--- START ---

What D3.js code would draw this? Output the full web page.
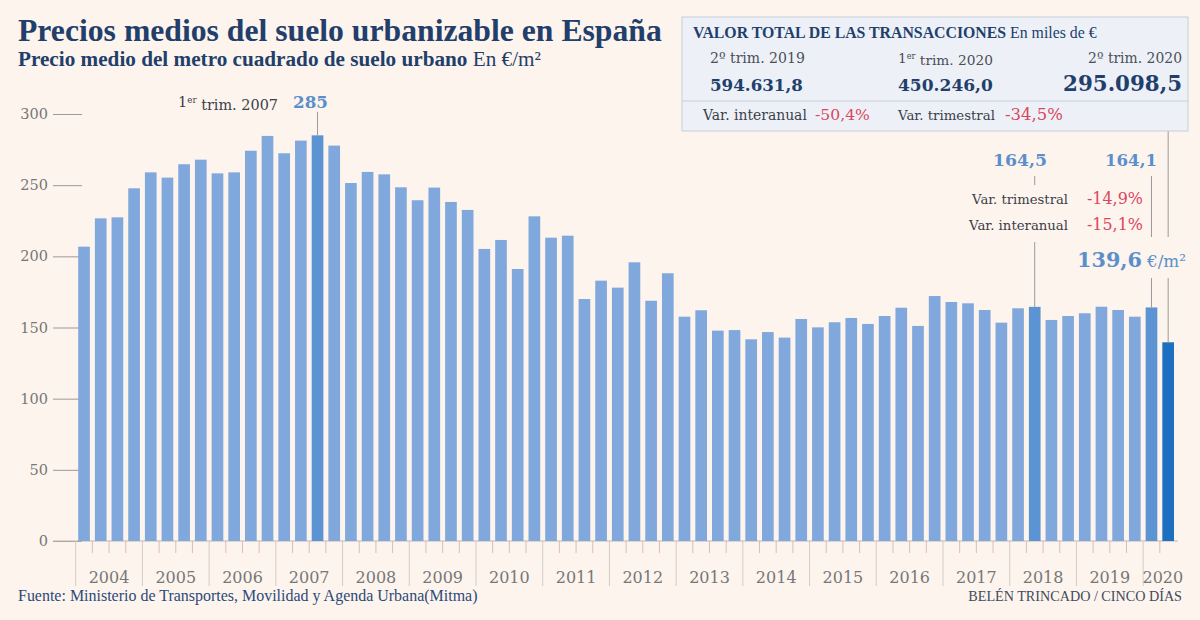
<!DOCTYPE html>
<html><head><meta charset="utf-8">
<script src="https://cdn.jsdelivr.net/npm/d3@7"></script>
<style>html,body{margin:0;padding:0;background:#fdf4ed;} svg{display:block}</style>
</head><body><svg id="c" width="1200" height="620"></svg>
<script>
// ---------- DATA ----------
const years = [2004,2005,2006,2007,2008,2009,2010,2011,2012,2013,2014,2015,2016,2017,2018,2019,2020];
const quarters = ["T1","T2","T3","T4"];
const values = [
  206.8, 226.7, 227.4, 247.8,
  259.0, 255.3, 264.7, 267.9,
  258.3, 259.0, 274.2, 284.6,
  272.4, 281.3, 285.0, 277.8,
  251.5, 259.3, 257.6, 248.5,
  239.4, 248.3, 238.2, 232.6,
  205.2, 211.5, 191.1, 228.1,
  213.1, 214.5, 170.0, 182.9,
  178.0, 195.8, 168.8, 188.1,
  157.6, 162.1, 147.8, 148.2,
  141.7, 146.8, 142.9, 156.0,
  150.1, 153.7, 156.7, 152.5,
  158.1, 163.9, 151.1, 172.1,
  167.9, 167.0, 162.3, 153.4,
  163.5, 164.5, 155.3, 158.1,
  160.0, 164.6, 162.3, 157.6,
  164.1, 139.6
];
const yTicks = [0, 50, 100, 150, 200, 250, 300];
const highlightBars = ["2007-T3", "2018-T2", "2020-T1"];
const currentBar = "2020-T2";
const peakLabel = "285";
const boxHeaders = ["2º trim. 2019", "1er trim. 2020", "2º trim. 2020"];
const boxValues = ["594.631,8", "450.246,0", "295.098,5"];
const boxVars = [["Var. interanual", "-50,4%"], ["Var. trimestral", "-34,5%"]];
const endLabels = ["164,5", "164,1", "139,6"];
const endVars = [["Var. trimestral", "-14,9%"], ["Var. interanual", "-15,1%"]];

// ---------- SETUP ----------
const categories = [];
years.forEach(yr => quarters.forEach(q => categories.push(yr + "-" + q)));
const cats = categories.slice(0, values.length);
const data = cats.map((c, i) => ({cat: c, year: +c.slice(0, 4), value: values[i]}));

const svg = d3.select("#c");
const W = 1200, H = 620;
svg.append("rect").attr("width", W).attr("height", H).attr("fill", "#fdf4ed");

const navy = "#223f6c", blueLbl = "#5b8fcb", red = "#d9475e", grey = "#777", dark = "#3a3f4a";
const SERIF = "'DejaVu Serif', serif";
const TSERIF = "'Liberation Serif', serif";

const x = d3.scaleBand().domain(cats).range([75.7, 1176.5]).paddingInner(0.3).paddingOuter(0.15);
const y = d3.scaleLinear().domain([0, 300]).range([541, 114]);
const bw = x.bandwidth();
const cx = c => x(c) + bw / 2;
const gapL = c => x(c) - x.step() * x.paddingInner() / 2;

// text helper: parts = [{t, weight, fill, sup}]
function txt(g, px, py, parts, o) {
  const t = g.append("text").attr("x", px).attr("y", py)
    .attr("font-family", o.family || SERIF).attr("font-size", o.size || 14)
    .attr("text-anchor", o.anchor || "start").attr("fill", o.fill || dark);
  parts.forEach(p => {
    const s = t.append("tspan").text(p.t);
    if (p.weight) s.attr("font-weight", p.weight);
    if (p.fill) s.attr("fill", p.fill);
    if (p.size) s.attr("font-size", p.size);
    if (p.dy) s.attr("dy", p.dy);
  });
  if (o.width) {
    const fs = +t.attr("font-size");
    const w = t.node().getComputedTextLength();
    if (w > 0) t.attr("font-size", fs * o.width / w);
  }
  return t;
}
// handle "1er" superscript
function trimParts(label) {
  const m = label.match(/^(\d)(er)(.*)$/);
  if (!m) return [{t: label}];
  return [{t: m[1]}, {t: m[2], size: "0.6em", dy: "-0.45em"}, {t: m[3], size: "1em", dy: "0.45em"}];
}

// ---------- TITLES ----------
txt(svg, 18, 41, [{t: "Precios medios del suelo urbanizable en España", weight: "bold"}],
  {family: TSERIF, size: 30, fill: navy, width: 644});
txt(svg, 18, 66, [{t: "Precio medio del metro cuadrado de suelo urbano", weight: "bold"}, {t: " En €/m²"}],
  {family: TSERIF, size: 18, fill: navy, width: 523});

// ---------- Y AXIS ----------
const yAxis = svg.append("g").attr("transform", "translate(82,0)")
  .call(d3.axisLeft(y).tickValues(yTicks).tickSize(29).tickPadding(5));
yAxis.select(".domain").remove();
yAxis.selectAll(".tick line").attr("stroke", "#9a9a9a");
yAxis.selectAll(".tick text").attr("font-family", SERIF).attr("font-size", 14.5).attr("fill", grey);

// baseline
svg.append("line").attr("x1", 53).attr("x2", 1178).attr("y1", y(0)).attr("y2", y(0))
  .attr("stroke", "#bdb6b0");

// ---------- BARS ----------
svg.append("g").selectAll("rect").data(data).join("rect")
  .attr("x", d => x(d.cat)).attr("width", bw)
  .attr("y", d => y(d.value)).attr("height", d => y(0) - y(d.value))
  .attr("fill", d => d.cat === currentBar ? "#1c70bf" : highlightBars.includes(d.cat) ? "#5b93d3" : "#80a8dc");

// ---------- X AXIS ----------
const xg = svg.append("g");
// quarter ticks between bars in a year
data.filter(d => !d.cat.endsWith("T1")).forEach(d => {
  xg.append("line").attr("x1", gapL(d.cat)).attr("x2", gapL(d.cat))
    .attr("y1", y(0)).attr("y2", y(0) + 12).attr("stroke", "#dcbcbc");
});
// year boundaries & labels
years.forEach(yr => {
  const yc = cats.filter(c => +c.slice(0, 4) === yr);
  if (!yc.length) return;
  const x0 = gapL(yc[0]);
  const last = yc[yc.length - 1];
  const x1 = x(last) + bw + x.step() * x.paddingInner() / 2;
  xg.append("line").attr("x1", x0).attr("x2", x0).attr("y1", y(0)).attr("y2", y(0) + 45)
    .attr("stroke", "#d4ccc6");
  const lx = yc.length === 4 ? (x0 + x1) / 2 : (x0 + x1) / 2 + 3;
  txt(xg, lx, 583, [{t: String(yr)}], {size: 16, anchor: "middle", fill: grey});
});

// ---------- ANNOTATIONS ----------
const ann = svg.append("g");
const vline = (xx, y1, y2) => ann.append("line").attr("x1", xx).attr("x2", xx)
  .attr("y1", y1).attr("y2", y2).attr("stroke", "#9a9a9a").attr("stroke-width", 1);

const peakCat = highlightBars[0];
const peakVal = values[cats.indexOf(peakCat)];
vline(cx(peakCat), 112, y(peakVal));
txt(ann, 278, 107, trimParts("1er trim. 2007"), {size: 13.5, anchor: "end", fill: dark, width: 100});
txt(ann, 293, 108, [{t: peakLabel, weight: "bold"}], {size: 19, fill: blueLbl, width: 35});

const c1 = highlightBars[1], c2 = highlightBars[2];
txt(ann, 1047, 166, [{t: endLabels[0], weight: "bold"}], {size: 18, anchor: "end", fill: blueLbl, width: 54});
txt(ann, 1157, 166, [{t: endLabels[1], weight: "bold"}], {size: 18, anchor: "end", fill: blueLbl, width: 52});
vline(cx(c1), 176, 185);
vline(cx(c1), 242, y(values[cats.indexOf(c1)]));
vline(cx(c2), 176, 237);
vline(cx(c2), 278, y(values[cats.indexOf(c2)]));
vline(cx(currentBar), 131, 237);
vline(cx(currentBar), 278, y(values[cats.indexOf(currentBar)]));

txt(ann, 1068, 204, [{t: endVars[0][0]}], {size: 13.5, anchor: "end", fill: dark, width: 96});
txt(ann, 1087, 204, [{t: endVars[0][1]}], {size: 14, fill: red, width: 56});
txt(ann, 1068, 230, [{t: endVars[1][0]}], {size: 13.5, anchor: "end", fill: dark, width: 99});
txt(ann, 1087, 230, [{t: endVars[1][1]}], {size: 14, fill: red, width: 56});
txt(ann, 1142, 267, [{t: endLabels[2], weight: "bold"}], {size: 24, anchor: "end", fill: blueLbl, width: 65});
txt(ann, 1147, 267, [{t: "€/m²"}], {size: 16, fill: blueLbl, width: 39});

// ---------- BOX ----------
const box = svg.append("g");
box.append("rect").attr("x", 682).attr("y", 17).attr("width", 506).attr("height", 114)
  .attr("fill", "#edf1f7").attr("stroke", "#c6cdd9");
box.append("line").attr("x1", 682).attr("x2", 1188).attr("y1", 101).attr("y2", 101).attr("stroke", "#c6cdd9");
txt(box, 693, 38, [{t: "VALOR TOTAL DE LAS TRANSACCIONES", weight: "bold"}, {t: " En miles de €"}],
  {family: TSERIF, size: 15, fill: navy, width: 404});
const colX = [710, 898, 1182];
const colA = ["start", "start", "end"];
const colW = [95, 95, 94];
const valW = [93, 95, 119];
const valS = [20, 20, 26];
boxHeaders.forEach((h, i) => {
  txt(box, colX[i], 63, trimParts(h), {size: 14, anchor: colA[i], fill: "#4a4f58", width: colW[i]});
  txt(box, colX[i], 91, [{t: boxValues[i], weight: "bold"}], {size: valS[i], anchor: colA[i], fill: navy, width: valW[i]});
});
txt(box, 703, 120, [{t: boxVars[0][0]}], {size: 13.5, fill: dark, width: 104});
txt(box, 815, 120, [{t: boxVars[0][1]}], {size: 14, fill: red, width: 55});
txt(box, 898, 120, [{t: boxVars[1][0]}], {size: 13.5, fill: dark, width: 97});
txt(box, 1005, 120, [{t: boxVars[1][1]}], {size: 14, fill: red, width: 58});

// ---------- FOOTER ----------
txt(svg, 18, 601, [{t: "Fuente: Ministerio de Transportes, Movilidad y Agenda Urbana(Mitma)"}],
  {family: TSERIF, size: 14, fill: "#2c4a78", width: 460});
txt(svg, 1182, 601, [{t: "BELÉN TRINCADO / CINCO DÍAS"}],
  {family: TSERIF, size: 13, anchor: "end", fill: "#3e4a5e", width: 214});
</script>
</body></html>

--- END ---

* _What to do_
Leave the pictures out and reproduce exactly the lines from the top of the listing above through the line with "const data = cats.map((c, i)".

* _Exercise response_
What D3.js code would draw this? Output the full web page.
<!DOCTYPE html>
<html><head><meta charset="utf-8">
<script src="https://cdn.jsdelivr.net/npm/d3@7"></script>
<style>html,body{margin:0;padding:0;background:#fdf4ed;} svg{display:block}</style>
</head><body><svg id="c" width="1200" height="620"></svg>
<script>
// ---------- DATA ----------
const years = [2004,2005,2006,2007,2008,2009,2010,2011,2012,2013,2014,2015,2016,2017,2018,2019,2020];
const quarters = ["T1","T2","T3","T4"];
const values = [
  206.8, 226.7, 227.4, 247.8,
  259.0, 255.3, 264.7, 267.9,
  258.3, 259.0, 274.2, 284.6,
  272.4, 281.3, 285.0, 277.8,
  251.5, 259.3, 257.6, 248.5,
  239.4, 248.3, 238.2, 232.6,
  205.2, 211.5, 191.1, 228.1,
  213.1, 214.5, 170.0, 182.9,
  178.0, 195.8, 168.8, 188.1,
  157.6, 162.1, 147.8, 148.2,
  141.7, 146.8, 142.9, 156.0,
  150.1, 153.7, 156.7, 152.5,
  158.1, 163.9, 151.1, 172.1,
  167.9, 167.0, 162.3, 153.4,
  163.5, 164.5, 155.3, 158.1,
  160.0, 164.6, 162.3, 157.6,
  164.1, 139.6
];
const yTicks = [0, 50, 100, 150, 200, 250, 300];
const highlightBars = ["2007-T3", "2018-T2", "2020-T1"];
const currentBar = "2020-T2";
const peakLabel = "285";
const boxHeaders = ["2º trim. 2019", "1er trim. 2020", "2º trim. 2020"];
const boxValues = ["594.631,8", "450.246,0", "295.098,5"];
const boxVars = [["Var. interanual", "-50,4%"], ["Var. trimestral", "-34,5%"]];
const endLabels = ["164,5", "164,1", "139,6"];
const endVars = [["Var. trimestral", "-14,9%"], ["Var. interanual", "-15,1%"]];

// ---------- SETUP ----------
const categories = [];
years.forEach(yr => quarters.forEach(q => categories.push(yr + "-" + q)));
const cats = categories.slice(0, values.length);
const data = cats.map((c, i) => ({cat: c, year: +c.slice(0, 4), value: values[i]}));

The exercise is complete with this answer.